INSTRUCTIONS FOR THE TASK >> Write out the opening lines of the data word for word, up to and including the line with "0.875, 0.902, 0.935];", and leave every picture and every later line out.

DATA SHOWN >>
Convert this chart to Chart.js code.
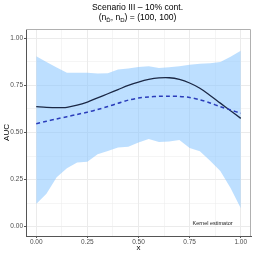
<!DOCTYPE html>
<html>
<head>
<meta charset="utf-8">
<script src="https://cdn.jsdelivr.net/npm/chart.js@4"></script>
<style>
    html, body { margin: 0; padding: 0; background: #fff; }
    canvas { display: block; }
</style>
</head>
<body>
<canvas id="auc-chart" width="254" height="254"></canvas>
<script>
// values, x grid every 0.05
const xValues = [0, 0.05, 0.1, 0.15, 0.2, 0.25, 0.3, 0.35, 0.4, 0.45, 0.5,
    0.55, 0.6, 0.65, 0.7, 0.75, 0.8, 0.85, 0.9, 0.95, 1];
const trueAuc = [0.638, 0.634, 0.632, 0.634, 0.645, 0.662, 0.684, 0.706, 0.728, 0.750, 0.768,
    0.782, 0.790, 0.791, 0.782, 0.763, 0.735, 0.697, 0.656, 0.616, 0.575];
const meanEstimate = [0.547, 0.560, 0.572, 0.584, 0.596, 0.608, 0.622, 0.638, 0.655, 0.672, 0.683,
    0.689, 0.692, 0.693, 0.692, 0.686, 0.674, 0.657, 0.637, 0.620, 0.602];
const bandLower = [0.120, 0.175, 0.262, 0.310, 0.341, 0.345, 0.385, 0.402, 0.420, 0.424, 0.447,
    0.465, 0.450, 0.452, 0.460, 0.418, 0.400, 0.350, 0.295, 0.205, 0.097];
const bandUpper = [0.905, 0.875, 0.845, 0.818, 0.818, 0.818, 0.814, 0.815, 0.835, 0.840, 0.848,
    0.852, 0.843, 0.847, 0.852, 0.860, 0.866, 0.868, 0.875, 0.902, 0.935];

const majorTicks = [0, 0.25, 0.5, 0.75, 1];
const minorTicks = [0.125, 0.375, 0.625, 0.875];
const tickLabels = ['0.00', '0.25', '0.50', '0.75', '1.00'];

const titleText = 'Scenario III \u2013 10% cont.';
const annotationText = 'Kernel estimator';
const annotationAt = { x: 0.862, y: 0.017 };

const FONT = '"Liberation Sans", Arial, sans-serif';

const toPoints = ys => xValues.map((x, i) => ({ x: x, y: ys[i] }));
const isMajor = v => majorTicks.some(m => Math.abs(m - v) < 1e-9);

function setTicks(scale) {
    scale.ticks = majorTicks.concat(minorTicks).sort((a, b) => a - b).map(v => ({ value: v }));
}
function tickLabel(value) {
    const i = majorTicks.findIndex(m => Math.abs(m - value) < 1e-9);
    return i >= 0 ? tickLabels[i] : '';
}

const gridOpts = {
    color: '#ebebeb',
    lineWidth: ctx => (ctx.tick && isMajor(ctx.tick.value)) ? 1 : 0.5,
    tickColor: ctx => (ctx.tick && isMajor(ctx.tick.value)) ? '#555555' : 'rgba(0,0,0,0)',
    tickLength: 2,
    drawTicks: true
};

// title with subscripts, panel border and the text label
const decorations = {
    id: 'decorations',
    afterDraw(chart) {
        const ctx = chart.ctx;
        const area = chart.chartArea;
        const cx = 137.5;

        ctx.save();
        ctx.strokeStyle = '#b0b0b0';
        ctx.lineWidth = 1;
        ctx.beginPath();
        ctx.moveTo(area.left, area.top + 0.5);
        ctx.lineTo(area.right - 0.5, area.top + 0.5);
        ctx.lineTo(area.right - 0.5, area.bottom);
        ctx.stroke();

        ctx.fillStyle = '#000';
        ctx.textBaseline = 'alphabetic';
        ctx.textAlign = 'center';
        ctx.font = '8.6px ' + FONT;
        ctx.fillText(titleText, cx, 10);

        const main = '8.6px ' + FONT;
        const sub = '6px ' + FONT;
        const parts = [
            { t: '(n', f: main, dy: 0 },
            { t: 'D\u0304', f: sub, dy: 2 },
            { t: ', n', f: main, dy: 0 },
            { t: 'D', f: sub, dy: 2 },
            { t: ') = (100, 100)', f: main, dy: 0 }
        ];
        let total = 0;
        parts.forEach(p => { ctx.font = p.f; p.w = ctx.measureText(p.t).width; total += p.w; });
        let x = cx - total / 2;
        ctx.textAlign = 'left';
        parts.forEach(p => {
            ctx.font = p.f;
            ctx.fillText(p.t, x, 20 + p.dy);
            x += p.w;
        });

        const xs = chart.scales.x, ys = chart.scales.y;
        ctx.font = '5.5px ' + FONT;
        ctx.textAlign = 'center';
        ctx.textBaseline = 'middle';
        ctx.fillStyle = '#1a1a1a';
        ctx.fillText(annotationText, xs.getPixelForValue(annotationAt.x), ys.getPixelForValue(annotationAt.y));
        ctx.restore();
    }
};

new Chart(document.getElementById('auc-chart'), {
    type: 'line',
    data: {
        datasets: [
            {
                label: 'lower',
                data: toPoints(bandLower),
                borderWidth: 0,
                pointRadius: 0,
                fill: false,
                tension: 0,
                order: 3
            },
            {
                label: 'upper',
                data: toPoints(bandUpper),
                borderWidth: 0,
                pointRadius: 0,
                backgroundColor: 'rgba(135, 196, 255, 0.55)',
                fill: 0,
                tension: 0,
                order: 2
            },
            {
                label: 'AUC',
                data: toPoints(trueAuc),
                borderColor: '#1b2845',
                borderWidth: 1.3,
                pointRadius: 0,
                fill: false,
                tension: 0.3,
                order: 1
            },
            {
                label: 'estimate',
                data: toPoints(meanEstimate),
                borderColor: '#2b3dbb',
                borderWidth: 1.5,
                borderDash: [4, 3],
                pointRadius: 0,
                fill: false,
                tension: 0.3,
                order: 0
            }
        ]
    },
    options: {
        responsive: false,
        animation: false,
        devicePixelRatio: 1,
        layout: { padding: { top: 29, right: 3, left: 0, bottom: 0 } },
        plugins: {
            legend: { display: false },
            tooltip: { enabled: false },
            title: { display: false }
        },
        scales: {
            x: {
                type: 'linear',
                min: -0.05,
                max: 1.05,
                afterBuildTicks: setTicks,
                afterFit: scale => { scale.height = 18; },
                ticks: {
                    autoSkip: false,
                    maxRotation: 0,
                    padding: 0,
                    color: '#4d4d4d',
                    font: { family: FONT, size: 6.5 },
                    callback: tickLabel
                },
                grid: gridOpts,
                border: { display: true, color: '#555555', width: 1 },
                title: {
                    display: true,
                    text: 'x',
                    color: '#000',
                    font: { family: FONT, size: 8 },
                    padding: { top: 0, bottom: 1 }
                }
            },
            y: {
                type: 'linear',
                min: -0.05,
                max: 1.05,
                afterBuildTicks: setTicks,
                afterFit: scale => { scale.width = 26; },
                ticks: {
                    autoSkip: false,
                    padding: 1,
                    color: '#4d4d4d',
                    font: { family: FONT, size: 6.5 },
                    callback: tickLabel
                },
                grid: gridOpts,
                border: { display: true, color: '#555555', width: 1 },
                title: {
                    display: true,
                    text: 'AUC',
                    color: '#000',
                    font: { family: FONT, size: 8 },
                    padding: { top: 2, bottom: 0 }
                }
            }
        }
    },
    plugins: [decorations]
});
</script>
</body>
</html>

FINISHED EXERCISE >>
Convert this chart to Chart.js code.
<!DOCTYPE html>
<html>
<head>
<meta charset="utf-8">
<script src="https://cdn.jsdelivr.net/npm/chart.js@4"></script>
<style>
    html, body { margin: 0; padding: 0; background: #fff; }
    canvas { display: block; }
</style>
</head>
<body>
<canvas id="auc-chart" width="254" height="254"></canvas>
<script>
// values, x grid every 0.05
const xValues = [0, 0.05, 0.1, 0.15, 0.2, 0.25, 0.3, 0.35, 0.4, 0.45, 0.5,
    0.55, 0.6, 0.65, 0.7, 0.75, 0.8, 0.85, 0.9, 0.95, 1];
const trueAuc = [0.638, 0.634, 0.632, 0.634, 0.645, 0.662, 0.684, 0.706, 0.728, 0.750, 0.768,
    0.782, 0.790, 0.791, 0.782, 0.763, 0.735, 0.697, 0.656, 0.616, 0.575];
const meanEstimate = [0.547, 0.560, 0.572, 0.584, 0.596, 0.608, 0.622, 0.638, 0.655, 0.672, 0.683,
    0.689, 0.692, 0.693, 0.692, 0.686, 0.674, 0.657, 0.637, 0.620, 0.602];
const bandLower = [0.120, 0.175, 0.262, 0.310, 0.341, 0.345, 0.385, 0.402, 0.420, 0.424, 0.447,
    0.465, 0.450, 0.452, 0.460, 0.418, 0.400, 0.350, 0.295, 0.205, 0.097];
const bandUpper = [0.905, 0.875, 0.845, 0.818, 0.818, 0.818, 0.814, 0.815, 0.835, 0.840, 0.848,
    0.852, 0.843, 0.847, 0.852, 0.860, 0.866, 0.868, 0.875, 0.902, 0.935];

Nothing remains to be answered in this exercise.